The first two days I traveled around with Wedha, he took me to a big volcano to the north of Bali, which I now forget the name of. We went to several temples, and one of my favorite places we went was to Dreamland? (I cannot remember the name), a resort that has been under construction for the past 20 years. I forget what it’s real name is, because no one calls it that. I expected to be some sort of city, but basically it was a steep, rocky path down to the bottom of a little valley, where a sort of small boardwalk ran alongside a long, rectangular pool of water until it meets the sand. There, you would walk off onto a beautiful white beach with crashing waves, surrounded by craggy rocks reminiscent of the west coast in the US. I walked far along the beach, wandering in and out of the rock formations and small caves that made up the coastline, taking photos of course.
Bali is well known for its local culture, and Wedha would tell me about the ceremonies that would occur. He told me people in Bali spend 30% of their income on ceremonies, which could consist of education, coming of age, ect. They would go to temple, and always you would know when there was a ceremony because all the girls (and women) would be seen riding on the back of scooters dressed up to go to temple. When I asked Wedha if he would miss going to temple because he was showing me around, he told me God would understand. I think this is a great attitude.
The last day I was there I wanted to learn to surf. I had wandered down to the beach by my hotel the morning before, and had been promised a surfing lesson by someone whose name I promptly forgot, but I wanted to meet some people and hang out on the beach. So off I went that last day.
When I wandered onto the beach, I met Ketut, who I rented a beach chair from for 30,000 rupiah (3.49 USD). He then promised me a surfing lesson, for slightly less than the promised price from the other guy the day before. After Ketut finished setting up the beach chairs, he grabbed an enormous surfboard (in my eyes), tossed me a surfshirt, and prepared to go off into the water.
Ketut, me, and the enormous surfboard
(Side Note: I cannot leave out this vital information and still give you a feel for my Bali trip. When I first came to the beach and met Ketut, I also met several other locals working the beach. And by locals I mean young attractive Indonesian men. And of course, being alone and American brought more attention than, say, being in Ocean City, Maryland usually might. And after being thrown a surf shirt by Ketut, I had to strip to bikini and put it on. I would just like to share how Baywatch-esque this moment was. Even more so after I came out of the water to find my cloth shorts, now saturated with salt water, were rubbing my legs raw on the surfboard. So another such moment when I came out and had to take them off. Uncomfortable yes, but amusing as well )

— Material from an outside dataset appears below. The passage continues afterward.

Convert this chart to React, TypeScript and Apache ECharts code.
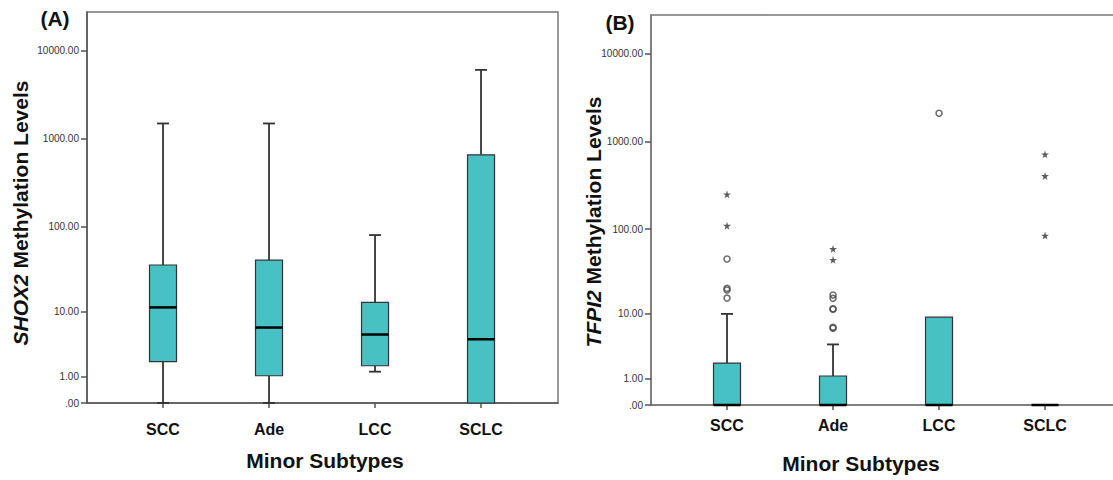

I have heard many people talk about surfing, saying it is like snowboarding, saying it isn’t. But after surfing for the first time, snowboarding is very similar. Obviously the water is moving underneath you, but the balance is similar. I had no problem at all getting up right away. Of course the enormous rental board I was on was incapable of a whole lot of movement to do anything but stand up and ride the wave directly to shore. But I had an awesome day full of surfing and unfortunately, a lack of re-applying sunblock. By evening, the tops of my thighs were completely rubbed raw from the top of the surfboard, and my whole body, minus where the surf shirt lay, was horrifically sunburnt. So sunburnt in fact, that a really nice French couple on the beach led me to their villa and gave me a certain kind of oil they said was miraculous for sunburn, and told me I was probably in shock.
(Look closely at the color of my arms)
But even so, I hung out on the beach watching the sunset, while across the entire beach, young Indonesian men had come out in swarms to play soccer on the beach. One of the guys I had met that morning brought me some sort of vodka drink (it was a closed bottle, let’s be responsible here) and I watched the sunset on a beach in Bali, watching the soccer game. It was the best time.
When it started to get dark, I wandered over to the group that had formed, with Ketut and some others, and a really great Australian family I started chatting with. The father was telling me how they had nearly incited a riot earlier when they went to a temple and everyone had wanted to get a picture taken with them. We sat on the beach drinking, and when it got a little later on and everyone started to disperse, I hopped on the back of Ketut’s motorbike, we got some more Bintang and some cookies, and hung out on the beach drinking. The conversation was a bit limited as my Bahasa was limited to Termina casi, apa kabar, and baik, and his English wasn’t completely fluent. But we got on pretty well, and it was fun.
The next day, I went to the beach to say goodbye to everyone I had met, and met a few others I would have liked more time to get to know. Wedha drove me to the airport on his motorbike, which I failed to mention he had taught me to drive the day before, with my two Bali kites in one hand, a cardboard pack of paintings in the other, and a giant backpack strapped to my back.
It was sad to leave, after so short a visit, but I am planning a return trip in August, hopefully to backpack around India, Thailand, Singapore, then back to Bali. All I can hope for is to spend another night watching the sunset and the soccer game, drink in hand, on the beach. That would make it all worth going back.